If there's one thing I love, it's going to places where I don't know anyone.

I love going to bars and venues where, lubricated by stimulating libations, my mind can fantasize about the people I meet, imagining their lives and guessing their habits.

In short, I try to capture fragments of conversations, observe postures, scrutinize walks, and vivisect movements.

Near the river that cuts through the city where I live, there's a perfect place to indulge in this little habit of mine: a Bocci Club. I rarely meet people there whose lives, deaths, and miracles I already know, and, moreover, it offers the advantage, given the rather elderly clientele, of providing a wide spectrum of life upon which to exercise my quirky imagination.

I remember a gentleman I saw several times who immediately caught my attention: always on the sidelines, very well-dressed, meticulously shaved face, melancholic air, and measured and deliberate movements. He had something aristocratic and detached about him that starkly contrasted with the modus operandi of the other patrons.
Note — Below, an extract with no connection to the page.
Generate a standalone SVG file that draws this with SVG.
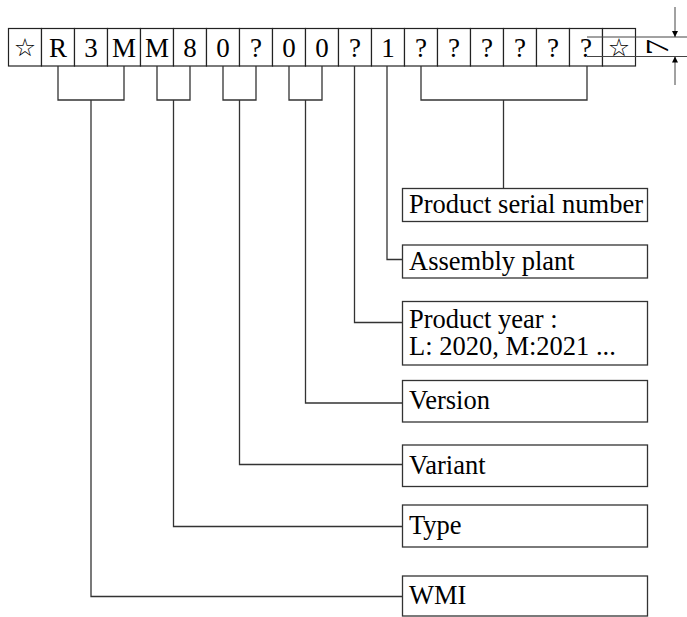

And then one afternoon (or perhaps it was an evening), a friend of that gentleman (half tipsy and quite noisy) sat at the table with him, and together, they recounted anecdotes from their youth: and what anecdotes! Daring romantic adventures, explosive harvests, boat races on the Ticino.

In short, "my" haughty fallen nobleman had been a merry and reckless Harlequin, dedicated, to quote Thoreau, to "sucking the marrow out of life" like a fervent reveler.

Just like that gentleman, Jean Cocteau spent a large part of his life as a flamboyant leading character on the boards of a festive and colorful stage: of highly privileged birth, his entry into the literary and artistic circle of Belle Epoque Paris happened soon and, so to speak, quite naturally.

Actor, poet, painter, animator, playwright, novelist, presenter, mediator between the arts; the living paradigm of the activism and multidisciplinarity that characterized the figure of the artist in the first decades of the 20th century. An insatiable and inexhaustible hunger for stimuli and knowledge that led him, after the Second World War, to also venture into the profession of film director.

But perhaps this continuous juggling of a thousand works to be done, a thousand commitments to honor, and a thousand relationships to nurture, harmed, in terms of quality, his artistic production which was certainly at a high level, but as a novelist, he was not Proust (or Gide), as a painter, he was not Picasso, as a poet, he was not Apollinaire (or Eluard or Prevert), as an actor and playwright, he was not Artaud, and so forth.

And then, in 1954, at the age of 65, Cocteau published "Clair-Obscur," a collection of poems.

How strange it is to read this work!

Cocteau, always an agitator of crowds, instigator of provocations, seeker of novelty, here assumes the composure and simplicity of a moderate symbolist who, through simple images and essential ideas, sits at a Bocci Club table and lets the heartache and the spleen of an aging man be intuited.

Very brief compositions (many do not exceed two quatrains), polished and round, which, if compared to his youthful works, have an immediacy and a stunning straightforwardness.

References to symbols and characters from classic literature are not lacking, and for this reason, besides the already mentioned fleetingness, they somehow recall the creations of early Mandelstam, a Jewish-Russian poet and pinnacle, along with Akhmatova, of Acmeism.

However, if Mandelstam used the fine wood of classicism to create small artifacts with precise and defined shapes where the mists of Symbolism dissipated and the poet's hand was "invisible," Cocteau crafts his miniatures with a troubled heart, questioning his entire life and giving the distinct impression that he is somehow pervaded by a great regret for a wasted life, a greatly incomplete artistic work.

Against all odds, Cocteau presents himself as a defeated man. “Clair-Obscur,” but the shadows far outweigh the lights, as is quite natural and understandable for someone who (not a minor fact) feels their life slipping away.

Yet, precisely for this reason, precisely because it shows us the heart swollen with anguish and fear without filters and unnecessary embellishments, this collection of poems acquires a precious and poignant value and grace.

In this book, there are no daring images or astonishing verses, no hyperbolic fantasies or brilliant inventions. No. There remains only the figure of an old actor who slowly, before us, removes the heavy makeup from his face and whispers his last confessions, his definitive testament.

As for me, that day at the Bocci Club I would have liked to approach the two gentlemen and more clearly capture the secrets they were confiding (and if only I had been more tipsy, I probably would have ventured).

But, in the end, I'm glad I didn't. That afternoon (assuming it wasn't an evening) was their afternoon, and it was beautiful to see, from a distance, that gentleman so composed and taciturn, gradually, while talking to his friend, spread his lips in a magnificent smile.